- Participating broadcaster: Sveriges Radio (SR)
- Country: Sweden
- Selection process: Melodifestivalen 1973
- Selection date: 10 February 1973

Competing entry
- Song: "You're Summer"
- Artist: The Nova
- Songwriters: Monica Dominique; Carl-Axel Dominique; Lars Forssell;

Placement
- Final result: 5th, 94 points

Participation chronology

= Sweden in the Eurovision Song Contest 1973 =

Sweden was represented at the Eurovision Song Contest 1973 with the song "You're Summer", composed by Monica Dominique and Carl-Axel Dominique, with lyrics by Lars Forssell, and performed by "Nova and the Dolls" consisting of Claes af Geijerstam och Göran Fristorp. The group was normally known under the name Malta. To avoid being confused with the country of Malta (even though Malta did not participate in that year's contest), they changed their name to "Nova" (with their backing group The Dolls) for the contest.

The song "You're Summer" contains the line "your breasts are like swallows anestling", which went on to become one of the most known and most notorious text lines in Swedish music history.

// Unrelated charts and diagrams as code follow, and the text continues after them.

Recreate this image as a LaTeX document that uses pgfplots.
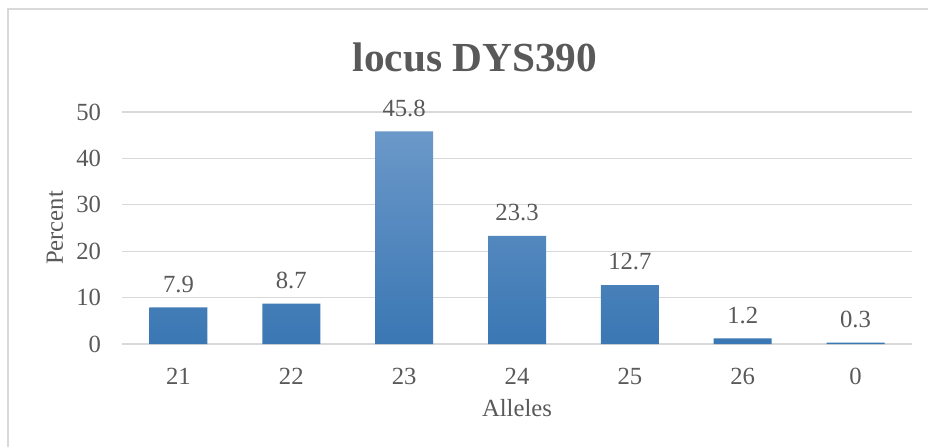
\documentclass[border=0pt]{standalone}
\usepackage{pgfplots}
\pgfplotsset{compat=1.18}
\usepackage{fontspec}
\setmainfont{Liberation Serif}
\definecolor{txt}{HTML}{595959}
\definecolor{grd}{HTML}{D9D9D9}
\definecolor{bartop}{HTML}{6B98C9}
\definecolor{barbot}{HTML}{3A77B3}
\begin{document}
\begin{tikzpicture}[x=0.75pt,y=0.75pt]
\useasboundingbox (0,0) rectangle (928,447);
\draw[grd,line width=1.5pt] (7.5,0) -- (7.5,437.5) -- (928,437.5);
\node[txt,font=\fontsize{31}{36}\selectfont\bfseries,anchor=base] at (475,375) {locus DYS390};
\begin{axis}[
  at={(91.5pt,77.25pt)}, anchor=south west,
  scale only axis, width=592.5pt, height=174pt,
  xmin=-0.5, xmax=6.5, ymin=0, ymax=50,
  xtick={0,...,6}, xticklabels={21,22,23,24,25,26,0},
  ytick={0,10,...,50},
  ymajorgrids, major grid style={grd,line width=1pt},
  axis line style={draw=none},
  tick style={draw=none},
  font=\fontsize{18.5}{22}\selectfont,
  ticklabel style={text=txt,font=\fontsize{18.5}{22}\selectfont},
  /pgf/number format/assume math mode=true,
  xticklabel style={inner sep=0pt,yshift=-18pt},
  yticklabel style={inner sep=0pt,xshift=-15.5pt},
  xlabel={Alleles}, ylabel={Percent},
  every axis x label/.style={at={(axis description cs:0.5,-0.276)},anchor=center,text=txt},
  every axis y label/.style={at={(axis description cs:-0.0848,0.5)},anchor=center,rotate=90,text=txt},
  clip=false,
]
\addplot[ybar, bar width=43.5pt, draw=none, top color=bartop, bottom color=barbot,
  nodes near coords, point meta=explicit symbolic,
  every node near coord/.style={text=txt,font=\fontsize{18.5}{22}\selectfont,inner sep=0pt,anchor=south,yshift=11pt}]
  coordinates {(0,7.9)[7.9] (1,8.7)[8.7] (2,45.8)[45.8] (3,23.3)[23.3] (4,12.7)[12.7] (5,1.2)[1.2] (6,0.3)[0.3]};
\end{axis}
\end{tikzpicture}
\end{document}
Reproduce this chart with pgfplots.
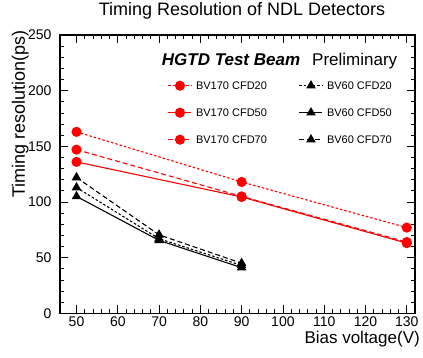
\documentclass[border=0pt]{standalone}
\usepackage{pgfplots}
\pgfplotsset{compat=1.18}
\usepackage{fontspec}
\setmainfont{Liberation Sans}
\begin{document}
\begin{tikzpicture}
\useasboundingbox (-60pt,-44.7pt) rectangle (363pt,313.3pt);
\begin{axis}[
  scale only axis,
  width=355pt, height=278.3pt,
  xmin=46, xmax=132, ymin=0, ymax=250,
  xtick={50,60,...,130}, ytick={0,50,...,250},
  minor x tick num=4, minor y tick num=4,
  tick align=inside,
  major tick length=8pt, minor tick length=4pt,
  every tick/.style={black, line width=0.8pt},
  axis line style={line width=1.2pt},
  /pgf/number format/assume math mode=true,
  tick label style={font=\fontsize{14}{14}\selectfont},
  yticklabel style={xshift=-5pt},
  every axis title shift=0pt,
  title={Timing Resolution of NDL Detectors},
  title style={font=\fontsize{18}{18}\selectfont, at={([shift={(4.5pt,19pt)}]axis description cs:0.5,1)}, anchor=base, inner sep=0pt},
  xlabel={Bias voltage(V)},
  xlabel style={font=\fontsize{17}{17}\selectfont, at={([shift={(5pt,-30.7pt)}]axis description cs:1,0)}, anchor=base east, inner sep=0pt},
  ylabel={Timing resolution(ps)},
  ylabel style={font=\fontsize{18}{18}\selectfont, at={([shift={(-35pt,5pt)}]axis description cs:0,1)}, anchor=base east, inner sep=0pt},
  legend columns=2,
  legend cell align=left,
  legend image code/.code={\draw[mark repeat=2,mark phase=2] plot coordinates {(0pt,0pt)(11.5pt,0pt)(23pt,0pt)};},
  legend style={draw=none, fill=none, inner sep=0pt, outer sep=0pt,
    at={(axis description cs:0.304,0.834)}, anchor=north west,
    font=\fontsize{11}{11}\selectfont,
    nodes={inner sep=0pt, text height=8pt, text depth=0pt},
    row sep=18pt,
    /tikz/every odd column/.append style={column sep=4pt},
    /tikz/every even column/.append style={column sep=32pt}},
]
\addplot[red, line width=1.1pt, dash pattern=on 2.5pt off 2pt, mark=*, mark size=4.5pt, mark options={solid}] coordinates {(50,163)(90,118)(130,77)};
\addlegendentry{BV170 CFD20}
\addplot[black, line width=1.1pt, dash pattern=on 2.5pt off 2pt, mark=triangle*, mark size=4.5pt, mark options={solid}] coordinates {(50,113)(70,67)(90,43)};
\addlegendentry{BV60 CFD20}
\addplot[red, line width=1.1pt, solid, mark=*, mark size=4.5pt] coordinates {(50,136)(90,104.5)(130,63)};
\addlegendentry{BV170 CFD50}
\addplot[black, line width=1.1pt, solid, mark=triangle*, mark size=4.5pt] coordinates {(50,105)(70,65.5)(90,41)};
\addlegendentry{BV60 CFD50}
\addplot[red, line width=1.1pt, dash pattern=on 5pt off 3pt, mark=*, mark size=4.5pt, mark options={solid}] coordinates {(50,147)(90,105)(130,64)};
\addlegendentry{BV170 CFD70}
\addplot[black, line width=1.1pt, dash pattern=on 5pt off 3pt, mark=triangle*, mark size=4.5pt, mark options={solid}] coordinates {(50,122)(70,70.5)(90,45)};
\addlegendentry{BV60 CFD70}
\node[anchor=base west, inner sep=0pt, font=\fontsize{17}{17}\selectfont\bfseries\itshape] at (axis description cs:0.2865,0.892) {HGTD Test Beam};
\node[anchor=base west, inner sep=0pt, font=\fontsize{17}{17}\selectfont] at (axis description cs:0.71,0.892) {Preliminary};
\end{axis}
\end{tikzpicture}
\end{document}
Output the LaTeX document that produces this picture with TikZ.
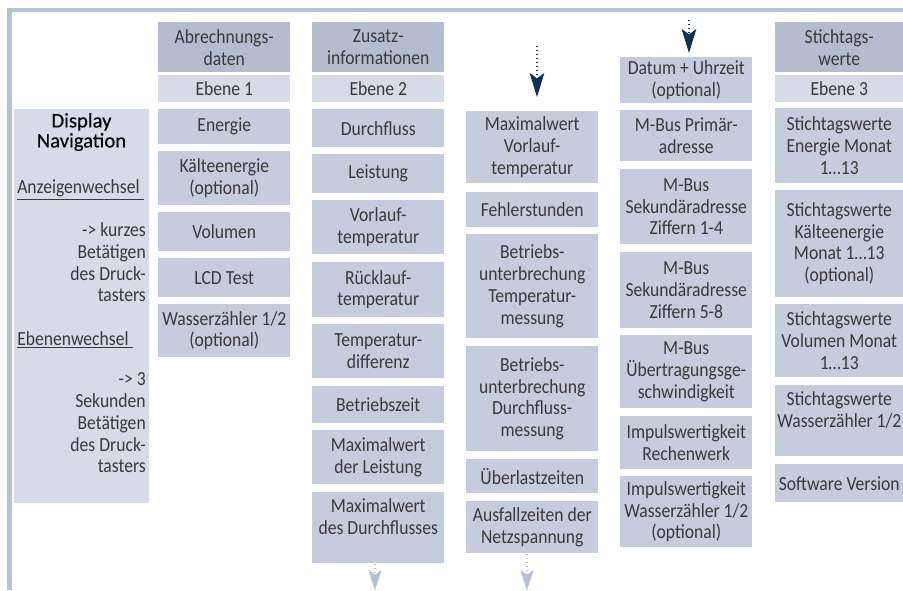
\documentclass[tikz,border=0pt]{standalone}
\usepackage{fontspec}
\setmainfont{Carlito}[FakeStretch=0.88]
\newfontfamily\titlefont{Carlito}[FakeBold=0.3]
\usetikzlibrary{arrows.meta}

\definecolor{headblue}{RGB}{180,189,208}
\definecolor{itemblue}{RGB}{197,204,221}
\definecolor{paleblue}{RGB}{213,219,231}
\definecolor{frameblue}{RGB}{183,193,212}
\definecolor{navy}{RGB}{14,51,84}
\definecolor{txtgray}{RGB}{58,58,58}

\newcommand\pxu{0.75pt}

\tikzset{
  box/.style={fill=itemblue, anchor=north west, minimum width=132*\pxu,
    inner sep=1pt, align=center, text=txtgray,
    font=\fontsize{15}{16.3}\selectfont},
  headbox/.style={box, fill=headblue},
  levelbox/.style={box, fill=paleblue},
  navtext/.style={inner sep=0pt, text=txtgray, font=\fontsize{15}{16.3}\selectfont},
  godown/.style={navy, line width=1pt, dotted,
    -{Stealth[length=18pt, width=11pt, inset=4pt]}},
  gomore/.style={frameblue, line width=1pt, dotted,
    -{Stealth[length=15pt, width=10pt, inset=3.5pt]}}
}

\begin{document}
\begin{tikzpicture}[x=0.75pt, y=-0.75pt]
\useasboundingbox (0,0) rectangle (903,590);
% frame
\draw[frameblue, line width=3.4pt] (903,10) -- (9.5,10) -- (9.5,590);

% display navigation
\node[levelbox, minimum width=135*\pxu, minimum height=394*\pxu] (nav) at (14,109) {};
\node[navtext, text=black, align=center, font=\titlefont\fontsize{15.5}{15}\selectfont] (navtitle) at (81.5,132) {Display\\Navigation};
\node[navtext, anchor=west] (anzeige) at (17,190) {\underline{Anzeigenwechsel\ }};
\node[navtext, anchor=east, align=right] (kurz) at (146,262.5)
  {-> kurzes\\Betätigen\\des Druck-\\tasters};
\node[navtext, anchor=west] (ebenen) at (17,340) {\underline{Ebenenwechsel\ }};
\node[navtext, anchor=east, align=right] (lang) at (146,423)
  {-> 3\\Sekunden\\Betätigen\\des Druck-\\tasters};

% Ebene 1
\node[headbox, minimum height=50*\pxu] (abrechnung) at (158,22) {Abrechnungs-\\daten};
\node[levelbox, minimum height=27*\pxu] (ebene1) at (158,75) {Ebene 1};
\node[box, minimum height=35*\pxu] (energie) at (158,109) {Energie};
\node[box, minimum height=54*\pxu] (kaelte) at (158,151) {Kälteenergie\\(optional)};
\node[box, minimum height=39*\pxu] (volumen) at (158,212) {Volumen};
\node[box, minimum height=39*\pxu] (lcdtest) at (158,258) {LCD Test};
\node[box, minimum height=53*\pxu] (wasser) at (158,304) {Wasserzähler 1/2\\(optional)};

% Ebene 2
\node[headbox, minimum height=50*\pxu] (zusatz) at (312,22) {Zusatz-\\informationen};
\node[levelbox, minimum height=27*\pxu] (ebene2) at (312,75) {Ebene 2};
\node[box, minimum height=38*\pxu] (durchfluss) at (312,109) {Durchfluss};
\node[box, minimum height=39*\pxu] (leistung) at (312,154) {Leistung};
\node[box, minimum height=54*\pxu] (vorlauf) at (312,200) {Vorlauf-\\temperatur};
\node[box, minimum height=55*\pxu] (ruecklauf) at (312,262) {Rücklauf-\\temperatur};
\node[box, minimum height=54*\pxu] (tdiff) at (312,324) {Temperatur-\\differenz};
\node[box, minimum height=37*\pxu] (betriebszeit) at (312,386) {Betriebszeit};
\node[box, minimum height=54*\pxu] (maxleistung) at (312,430) {Maximalwert\\der Leistung};
\node[box, minimum height=71*\pxu] (maxdurchfluss) at (312,492) {Maximalwert\\des Durchflusses\\~};

% Ebene 2, Fortsetzung
\node[box, minimum height=72*\pxu] (maxvorlauf) at (466,111) {Maximalwert\\Vorlauf-\\temperatur};
\node[box, minimum height=35*\pxu] (fehler) at (466,192) {Fehlerstunden};
\node[box, minimum height=104*\pxu] (unterbrtemp) at (466,234) {Betriebs-\\unterbrechung\\Temperatur-\\messung};
\node[box, minimum height=105*\pxu] (unterbrdurch) at (466,346) {Betriebs-\\unterbrechung\\Durchfluss-\\messung};
\node[box, minimum height=34*\pxu] (ueberlast) at (466,459) {Überlastzeiten};
\node[box, minimum height=52*\pxu] (ausfall) at (466,501) {Ausfallzeiten der\\Netzspannung};

% Ebene 2, Fortsetzung
\node[box, minimum height=46*\pxu] (datum) at (620,57) {Datum + Uhrzeit\\(optional)};
\node[box, minimum height=51*\pxu] (primaer) at (620,110) {M-Bus Primär-\\adresse};
\node[box, minimum height=75*\pxu] (sekA) at (620,169) {M-Bus\\Sekundäradresse\\Ziffern 1-4};
\node[box, minimum height=76*\pxu] (sekB) at (620,252) {M-Bus\\Sekundäradresse\\Ziffern 5-8};
\node[box, minimum height=73*\pxu] (baud) at (620,335) {M-Bus\\Übertragungsge-\\schwindigkeit};
\node[box, minimum height=53*\pxu] (impulsrw) at (620,416) {Impulswertigkeit\\Rechenwerk};
\node[box, minimum height=71*\pxu] (impulswz) at (620,476) {Impulswertigkeit\\Wasserzähler 1/2\\(optional)};

% Ebene 3
\node[headbox, minimum width=128*\pxu, minimum height=50*\pxu] (stichtag) at (775,22) {Stichtags-\\werte};
\node[levelbox, minimum width=128*\pxu, minimum height=27*\pxu] (ebene3) at (775,75) {Ebene 3};
\node[box, minimum width=128*\pxu, minimum height=75*\pxu] (stEnergie) at (775,108) {Stichtagswerte\\Energie Monat\\1…13};
\node[box, minimum width=128*\pxu, minimum height=107*\pxu] (stKaelte) at (775,190) {Stichtagswerte\\Kälteenergie\\Monat 1…13\\(optional)};
\node[box, minimum width=128*\pxu, minimum height=73*\pxu] (stVolumen) at (775,304) {Stichtagswerte\\Volumen Monat\\1…13};
\node[box, minimum width=128*\pxu, minimum height=71*\pxu] (stWasser) at (775,385) {Stichtagswerte\\Wasserzähler 1/2\\~};
\node[box, minimum width=128*\pxu, minimum height=38*\pxu] (software) at (775,464) {Software Version};

% arrows
\coordinate (in3) at (537,46);
\coordinate (in4) at (689,20);
\coordinate (out2) at (375,590);
\coordinate (out3) at (527,590);
\draw[godown, shorten >=14*\pxu] (in3) -- (in3 |- maxvorlauf.north);
\draw[godown, shorten >=4*\pxu] (in4) -- (in4 |- datum.north);
\draw[gomore] (maxdurchfluss.south -| out2) -- (out2);
\draw[gomore] (ausfall.south -| out3) -- (out3);
\end{tikzpicture}
\end{document}
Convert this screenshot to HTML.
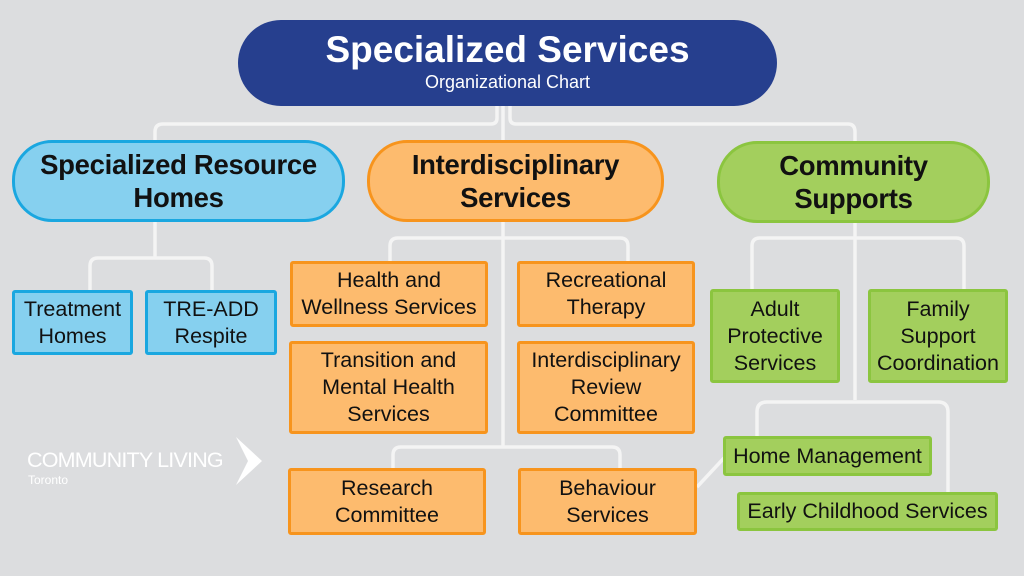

The Swedish participating broadcaster, Sveriges Radio (SR), selected its entry through Melodifestivalen 1973. Malta the band won with the song "Sommaren som aldrig säger nej". The song was translated into English with the title "You're Summer" for Eurovision.

A then little-known competitor of the 1973 Melodifestivalen, a group of four called "Agnetha, Anni-Frid, Björn, and Benny", finished third with "Ring Ring". This group would return the following year under their new moniker ABBA.

== Before Eurovision ==

=== Melodifestivalen 1973 ===
Melodifestivalen 1973 was the selection for the 14th song to represent at the Eurovision Song Contest. It was the 13th time that Sveriges Radio (SR) used this system of picking a song. 10 songwriters were selected by SR for the competition. SR held the final in its television studios in Stockholm on 10 February 1973, presented by Alicia Lundberg and was broadcast on TV1 but was not broadcast on radio.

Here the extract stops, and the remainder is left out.